Eça de Queiroz na Mesa


Por Carlos Fino


Adriano Jordáo, conselheiro cultural da embaixada de Portugal:
Renda da festa será revertida para obras assistenciais

Letras temperadas por receitas tipicamente portuguesas. Muito mais que uma mera passagem nos enredos, a gastronomia nas obras do português Eça de Queiroz representa parte do método narrativo sobre os costumes da sociedade da época. É por essa expressividade que a Embaixada de Portugal e o Instituto Camões decidiram celebrar hoje os 160 anos de nascimento do autor com um jantar beneficente, em que serão servidos pratos citados nas obras do escritor.

“A idéia surgiu de conversas. Quando nos demos conta da data, decidimos fazer uma coisa de impacto. Essa festa é parte de outras comemorações ligadas, por exemplo, à música nas obras dele, entre outras temáticas. Então, o embaixador Francisco Seixas sugeriu uma festa que fizesse referência à gastronomia por causa da força dela na literatura de Eça”, relembra o conselheiro cultural da Embaixada de Portugal, o angolano Adriano Jordão.

O evento servirá, entre outras preciosidades, pratos como arroz-doce, sopa juliana, feita de legumes, e bolinho de bacalhau. Além das delícias portuguesas, os organizadores aproveitam o ensejo para relançar o primeiro romance do escritor, A ilustre casa de Ramires. Haverá também sorteios de uma viagem para a terra natal de Queiroz, e do livro Comer e beber com Eça de Queiroz, lançado pela editora brasileira Index, em 1995, com edição esgotada.

Segundo a especialista na obra do literato português, a angolana Maria Luiza Coelho, a gastronomia tem duas funções que vão além do recurso estilístico do romancista. “Em quase todas as obras dele, a comida e a bebida são importantes. Elas têm uma função de caracterização social em que, pelo comportamento à mesa, eram descritos os hábitos e os costumes das sociedades presentes nas obras. Nesse ponto, a gastronomia funciona como crítica à alta burguesia da época, já que as discussões da elite aconteciam à mesa. Mas a descrição das refeições tem também um outro papel: o de construir a narrativa”, explica a especialista, que também é professora do Departamento de Ciência Política da Universidade de Brasília.

Itens culinários
Para se ter noção da representatividade dos alimentos na literatura crítica de Eça de Queiroz, o pesquisador A.C. Matos, que organizou o Dicionário de Eça de Queiroz, contabilizou 2.650 itens culinários diferentes, citados em seus livros. Clássicos como Os maias e Primo Basílio chegam a apresentar descrições de refeições de até 26 páginas. Todo esse apanhado tem o intuito de reconstituir os hábitos culturais. “A empregada doméstica Juliana, personagem da obra O primo Basílio, é, por exemplo, uma referência à sopa juliana, típica da cultura portuguesa”, aponta Maria Luiza.

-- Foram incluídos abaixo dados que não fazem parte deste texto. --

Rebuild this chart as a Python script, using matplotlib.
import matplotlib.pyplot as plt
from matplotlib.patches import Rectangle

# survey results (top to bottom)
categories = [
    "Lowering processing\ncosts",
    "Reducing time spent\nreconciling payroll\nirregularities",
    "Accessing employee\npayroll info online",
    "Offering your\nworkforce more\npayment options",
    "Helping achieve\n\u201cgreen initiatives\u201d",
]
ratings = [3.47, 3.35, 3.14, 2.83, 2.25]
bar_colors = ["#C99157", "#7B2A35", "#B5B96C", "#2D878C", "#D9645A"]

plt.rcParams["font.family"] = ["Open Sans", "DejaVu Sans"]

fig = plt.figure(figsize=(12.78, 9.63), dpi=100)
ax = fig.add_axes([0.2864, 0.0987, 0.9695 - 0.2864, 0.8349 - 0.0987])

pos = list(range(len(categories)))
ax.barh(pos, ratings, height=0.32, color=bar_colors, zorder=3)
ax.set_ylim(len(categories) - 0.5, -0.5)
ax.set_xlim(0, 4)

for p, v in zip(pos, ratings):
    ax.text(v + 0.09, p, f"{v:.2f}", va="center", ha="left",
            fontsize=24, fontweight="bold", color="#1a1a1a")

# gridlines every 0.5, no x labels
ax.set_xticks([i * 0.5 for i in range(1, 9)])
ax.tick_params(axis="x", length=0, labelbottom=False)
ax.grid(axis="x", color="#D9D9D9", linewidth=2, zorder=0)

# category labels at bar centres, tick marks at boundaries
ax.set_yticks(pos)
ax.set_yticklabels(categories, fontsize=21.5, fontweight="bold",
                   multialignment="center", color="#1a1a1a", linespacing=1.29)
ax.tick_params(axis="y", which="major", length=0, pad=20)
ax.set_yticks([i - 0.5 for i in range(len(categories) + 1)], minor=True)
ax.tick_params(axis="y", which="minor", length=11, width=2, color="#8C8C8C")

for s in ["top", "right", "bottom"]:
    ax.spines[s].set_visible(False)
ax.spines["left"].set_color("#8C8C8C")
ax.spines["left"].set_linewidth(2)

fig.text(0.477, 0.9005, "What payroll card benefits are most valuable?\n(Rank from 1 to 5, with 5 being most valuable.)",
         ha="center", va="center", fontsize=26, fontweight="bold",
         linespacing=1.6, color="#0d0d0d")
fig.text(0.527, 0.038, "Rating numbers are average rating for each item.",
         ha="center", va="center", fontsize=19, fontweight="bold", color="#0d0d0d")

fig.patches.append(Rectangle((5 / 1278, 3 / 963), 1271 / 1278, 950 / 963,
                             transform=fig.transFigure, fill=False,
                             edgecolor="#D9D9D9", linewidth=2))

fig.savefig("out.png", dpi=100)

A festa da embaixada e do Instituto Camões, além de celebrar a contribuição de um dos importantes nomes da literatura mundial, terá todo o lucro destinado a associações que cuidam de pessoas carentes. “Como a embaixada não pode ter fins lucrativos, decidimos repassar toda a renda da festa para os organizadores do projeto Correio Solidário, do Correio Braziliense, para que seja distribuída para as instituições ligadas ao trabalho deles”, justifica Jordão.

Cerca de 150 pessoas são esperadas para a festança. Quem comparecer poderá não só saborear os pratos citados nas obras, como também conhecer um pouco mais sobre a importância de Eça de Queiroz para a cultura mundial. O embaixador Seixas abordará a atuação do escritor como diplomata. E a professora Maria Luiza Coelho fará um apanhado da obra literária do romancista.

“Eu acho que essa celebração da embaixada e do Instituto Camões é uma maneira de falar e de se conhecer mais a literatura de Eça, de que ainda se fala pouco no Brasil. A grande herança dele são os tipos sociais que ainda são encontrados nas culturas e a forte crescimento da língua após sua literatura. Ele modernizou a língua portuguesa. O que vários autores realistas tentaram concretizar e não conseguiram, Eça de Queiroz fez com maestria: tornar a língua portuguesa mais simples, mais coloquial. Isso ele alcançou fazendo crítica social”, resume Maria Luiza.


“Os padres gargalharam; e, alegremente, acomodaram-se à mesa.
O jantar fora todo cozinhado pelo abade: logo à sopa as exclamações começaram:
- Sim, senhor, famoso! Disto nem no Céu! Bela coisa!”